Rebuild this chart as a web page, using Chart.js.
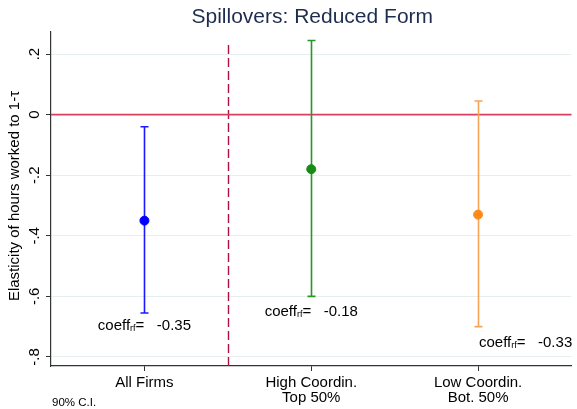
<!DOCTYPE html>
<html>
<head>
<meta charset="utf-8">
<script src="https://cdn.jsdelivr.net/npm/chart.js@4/dist/chart.umd.min.js"></script>
<style>
    body { margin: 0; background: #fff; }
    #wrap { width: 577px; height: 409px; }
</style>
</head>
<body>
<div id="wrap"><canvas id="spillChart" width="577" height="409"></canvas></div>
<script>
const categories = ["All Firms", ["High Coordin.", "Top 50%"], ["Low Coordin.", "Bot. 50%"]];
const coeffs = [-0.35, -0.18, -0.33];
const ciLow = [-0.655, -0.60, -0.70];
const ciHigh = [-0.04, 0.245, 0.045];
const yTicks = [0.2, 0, -0.2, -0.4, -0.6, -0.8];
const yTickLabels = [".2", "0", "-.2", "-.4", "-.6", "-.8"];

const markerColors = ["#0000ff", "#168c16", "#ff8a1c"];
const whiskerColors = ["#1a1aff", "#2a962a", "#f5a458"];
// where the coeff labels sit (x offset in category units, y in data units)
const labelX = [0, 0, 0.285];
const labelY = [-0.697, -0.65, -0.753];

const font = "'Liberation Sans', Arial, sans-serif";
const xs = coeffs.map((c, i) => i + 1);

const extras = {
    id: "extras",
    beforeDatasetsDraw(chart) {
        const { ctx, chartArea, scales: { x, y } } = chart;
        ctx.save();
        // dashed divider
        ctx.strokeStyle = "#b01040";
        ctx.lineWidth = 1.4;
        ctx.setLineDash([9, 4]);
        ctx.beginPath();
        ctx.moveTo(Math.round(x.getPixelForValue(1.5)) + 0.5, chartArea.top + 13);
        ctx.lineTo(Math.round(x.getPixelForValue(1.5)) + 0.5, chartArea.bottom);
        ctx.stroke();
        ctx.setLineDash([]);

        // zero line
        ctx.strokeStyle = "#d8405f";
        ctx.lineWidth = 1.6;
        ctx.beginPath();
        ctx.moveTo(chartArea.left, y.getPixelForValue(0));
        ctx.lineTo(chartArea.right, y.getPixelForValue(0));
        ctx.stroke();

        // confidence intervals
        xs.forEach((v, i) => {
            const px = Math.round(x.getPixelForValue(v)) + 0.5;
            const top = y.getPixelForValue(ciHigh[i]);
            const bot = y.getPixelForValue(ciLow[i]);
            ctx.strokeStyle = whiskerColors[i];
            ctx.lineWidth = 1.6;
            ctx.beginPath();
            ctx.moveTo(px, top);
            ctx.lineTo(px, bot);
            ctx.moveTo(px - 4, top);
            ctx.lineTo(px + 4, top);
            ctx.moveTo(px - 4, bot);
            ctx.lineTo(px + 4, bot);
            ctx.stroke();
        });
        ctx.restore();
    },
    afterDraw(chart) {
        const { ctx, chartArea, scales: { x, y } } = chart;
        ctx.save();
        ctx.fillStyle = "#000";

        // y tick labels, rotated
        ctx.font = "15px " + font;
        ctx.textAlign = "center";
        ctx.textBaseline = "middle";
        yTicks.forEach((t, i) => {
            ctx.save();
            ctx.translate(35, y.getPixelForValue(t));
            ctx.rotate(-Math.PI / 2);
            ctx.fillText(yTickLabels[i], 0, 0);
            ctx.restore();
        });

        // y axis title
        ctx.save();
        ctx.translate(15, (chartArea.top + chartArea.bottom) / 2 - 3);
        ctx.rotate(-Math.PI / 2);
        ctx.fillText("Elasticity of hours worked to 1-\u03c4", 0, 0);
        ctx.restore();

        // title
        ctx.fillStyle = "#1e2d4f";
        ctx.font = "21px " + font;
        ctx.fillText("Spillovers: Reduced Form", (chartArea.left + chartArea.right) / 2 + 1, 17);

        // coefficient labels
        ctx.fillStyle = "#000";
        ctx.textAlign = "left";
        xs.forEach((v, i) => {
            const parts = [
                ["coeff", "15px", 0],
                ["rf", "9px", 3],
                ["=   " + coeffs[i].toFixed(2), "15px", 0]
            ];
            let w = 0;
            parts.forEach(p => { ctx.font = p[1] + " " + font; w += ctx.measureText(p[0]).width; });
            let px = x.getPixelForValue(v + labelX[i]) - w / 2;
            const py = y.getPixelForValue(labelY[i]);
            parts.forEach(p => {
                ctx.font = p[1] + " " + font;
                ctx.fillText(p[0], px, py + p[2]);
                px += ctx.measureText(p[0]).width;
            });
        });

        // note
        ctx.font = "11.5px " + font;
        ctx.fillText("90% C.I.", 52, 403);
        ctx.restore();
    }
};

new Chart(document.getElementById("spillChart"), {
    type: "scatter",
    data: {
        datasets: [{
            data: xs.map((v, i) => ({ x: v, y: coeffs[i] })),
            pointBackgroundColor: markerColors,
            pointBorderColor: markerColors,
            pointRadius: 4.5,
            pointHoverRadius: 4.5
        }]
    },
    options: {
        responsive: false,
        animation: false,
        layout: { padding: { top: 32, right: 1, left: 0, bottom: 0 } },
        plugins: {
            legend: { display: false },
            tooltip: { enabled: false }
        },
        scales: {
            x: {
                min: 0.44,
                max: 3.56,
                afterBuildTicks: (axis) => { axis.ticks = xs.map(v => ({ value: v })); },
                afterFit: (axis) => { axis.height = 43; },
                ticks: {
                    callback: (v) => categories[v - 1],
                    color: "#000",
                    font: { family: font, size: 15, lineHeight: 1 },
                    padding: 4,
                    maxRotation: 0,
                    autoSkip: false
                },
                grid: { drawOnChartArea: false, tickLength: 5, tickColor: "#333" },
                border: { color: "#333", width: 1.2 }
            },
            y: {
                min: -0.83,
                max: 0.273,
                afterBuildTicks: (axis) => { axis.ticks = yTicks.map(v => ({ value: v })); },
                afterFit: (axis) => { axis.width = 51; },
                ticks: { display: false },
                grid: { color: "#e6eef1", tickLength: 5, tickColor: "#333" },
                border: { color: "#333", width: 1.2 }
            }
        }
    },
    plugins: [extras]
});
</script>
</body>
</html>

———

**Your task**
Give the material again exactly as it is, but keep the pictures out.

**Task answer**
Rebuild this chart as a web page, using Chart.js.
<!DOCTYPE html>
<html>
<head>
<meta charset="utf-8">
<script src="https://cdn.jsdelivr.net/npm/chart.js@4/dist/chart.umd.min.js"></script>
<style>
    body { margin: 0; background: #fff; }
    #wrap { width: 577px; height: 409px; }
</style>
</head>
<body>
<div id="wrap"><canvas id="spillChart" width="577" height="409"></canvas></div>
<script>
const categories = ["All Firms", ["High Coordin.", "Top 50%"], ["Low Coordin.", "Bot. 50%"]];
const coeffs = [-0.35, -0.18, -0.33];
const ciLow = [-0.655, -0.60, -0.70];
const ciHigh = [-0.04, 0.245, 0.045];
const yTicks = [0.2, 0, -0.2, -0.4, -0.6, -0.8];
const yTickLabels = [".2", "0", "-.2", "-.4", "-.6", "-.8"];

const markerColors = ["#0000ff", "#168c16", "#ff8a1c"];
const whiskerColors = ["#1a1aff", "#2a962a", "#f5a458"];
// where the coeff labels sit (x offset in category units, y in data units)
const labelX = [0, 0, 0.285];
const labelY = [-0.697, -0.65, -0.753];

const font = "'Liberation Sans', Arial, sans-serif";
const xs = coeffs.map((c, i) => i + 1);

const extras = {
    id: "extras",
    beforeDatasetsDraw(chart) {
        const { ctx, chartArea, scales: { x, y } } = chart;
        ctx.save();
        // dashed divider
        ctx.strokeStyle = "#b01040";
        ctx.lineWidth = 1.4;
        ctx.setLineDash([9, 4]);
        ctx.beginPath();
        ctx.moveTo(Math.round(x.getPixelForValue(1.5)) + 0.5, chartArea.top + 13);
        ctx.lineTo(Math.round(x.getPixelForValue(1.5)) + 0.5, chartArea.bottom);
        ctx.stroke();
        ctx.setLineDash([]);

        // zero line
        ctx.strokeStyle = "#d8405f";
        ctx.lineWidth = 1.6;
        ctx.beginPath();
        ctx.moveTo(chartArea.left, y.getPixelForValue(0));
        ctx.lineTo(chartArea.right, y.getPixelForValue(0));
        ctx.stroke();

        // confidence intervals
        xs.forEach((v, i) => {
            const px = Math.round(x.getPixelForValue(v)) + 0.5;
            const top = y.getPixelForValue(ciHigh[i]);
            const bot = y.getPixelForValue(ciLow[i]);
            ctx.strokeStyle = whiskerColors[i];
            ctx.lineWidth = 1.6;
            ctx.beginPath();
            ctx.moveTo(px, top);
            ctx.lineTo(px, bot);
            ctx.moveTo(px - 4, top);
            ctx.lineTo(px + 4, top);
            ctx.moveTo(px - 4, bot);
            ctx.lineTo(px + 4, bot);
            ctx.stroke();
        });
        ctx.restore();
    },
    afterDraw(chart) {
        const { ctx, chartArea, scales: { x, y } } = chart;
        ctx.save();
        ctx.fillStyle = "#000";

        // y tick labels, rotated
        ctx.font = "15px " + font;
        ctx.textAlign = "center";
        ctx.textBaseline = "middle";
        yTicks.forEach((t, i) => {
            ctx.save();
            ctx.translate(35, y.getPixelForValue(t));
            ctx.rotate(-Math.PI / 2);
            ctx.fillText(yTickLabels[i], 0, 0);
            ctx.restore();
        });

        // y axis title
        ctx.save();
        ctx.translate(15, (chartArea.top + chartArea.bottom) / 2 - 3);
        ctx.rotate(-Math.PI / 2);
        ctx.fillText("Elasticity of hours worked to 1-\u03c4", 0, 0);
        ctx.restore();

        // title
        ctx.fillStyle = "#1e2d4f";
        ctx.font = "21px " + font;
        ctx.fillText("Spillovers: Reduced Form", (chartArea.left + chartArea.right) / 2 + 1, 17);

        // coefficient labels
        ctx.fillStyle = "#000";
        ctx.textAlign = "left";
        xs.forEach((v, i) => {
            const parts = [
                ["coeff", "15px", 0],
                ["rf", "9px", 3],
                ["=   " + coeffs[i].toFixed(2), "15px", 0]
            ];
            let w = 0;
            parts.forEach(p => { ctx.font = p[1] + " " + font; w += ctx.measureText(p[0]).width; });
            let px = x.getPixelForValue(v + labelX[i]) - w / 2;
            const py = y.getPixelForValue(labelY[i]);
            parts.forEach(p => {
                ctx.font = p[1] + " " + font;
                ctx.fillText(p[0], px, py + p[2]);
                px += ctx.measureText(p[0]).width;
            });
        });

        // note
        ctx.font = "11.5px " + font;
        ctx.fillText("90% C.I.", 52, 403);
        ctx.restore();
    }
};

new Chart(document.getElementById("spillChart"), {
    type: "scatter",
    data: {
        datasets: [{
            data: xs.map((v, i) => ({ x: v, y: coeffs[i] })),
            pointBackgroundColor: markerColors,
            pointBorderColor: markerColors,
            pointRadius: 4.5,
            pointHoverRadius: 4.5
        }]
    },
    options: {
        responsive: false,
        animation: false,
        layout: { padding: { top: 32, right: 1, left: 0, bottom: 0 } },
        plugins: {
            legend: { display: false },
            tooltip: { enabled: false }
        },
        scales: {
            x: {
                min: 0.44,
                max: 3.56,
                afterBuildTicks: (axis) => { axis.ticks = xs.map(v => ({ value: v })); },
                afterFit: (axis) => { axis.height = 43; },
                ticks: {
                    callback: (v) => categories[v - 1],
                    color: "#000",
                    font: { family: font, size: 15, lineHeight: 1 },
                    padding: 4,
                    maxRotation: 0,
                    autoSkip: false
                },
                grid: { drawOnChartArea: false, tickLength: 5, tickColor: "#333" },
                border: { color: "#333", width: 1.2 }
            },
            y: {
                min: -0.83,
                max: 0.273,
                afterBuildTicks: (axis) => { axis.ticks = yTicks.map(v => ({ value: v })); },
                afterFit: (axis) => { axis.width = 51; },
                ticks: { display: false },
                grid: { color: "#e6eef1", tickLength: 5, tickColor: "#333" },
                border: { color: "#333", width: 1.2 }
            }
        }
    },
    plugins: [extras]
});
</script>
</body>
</html>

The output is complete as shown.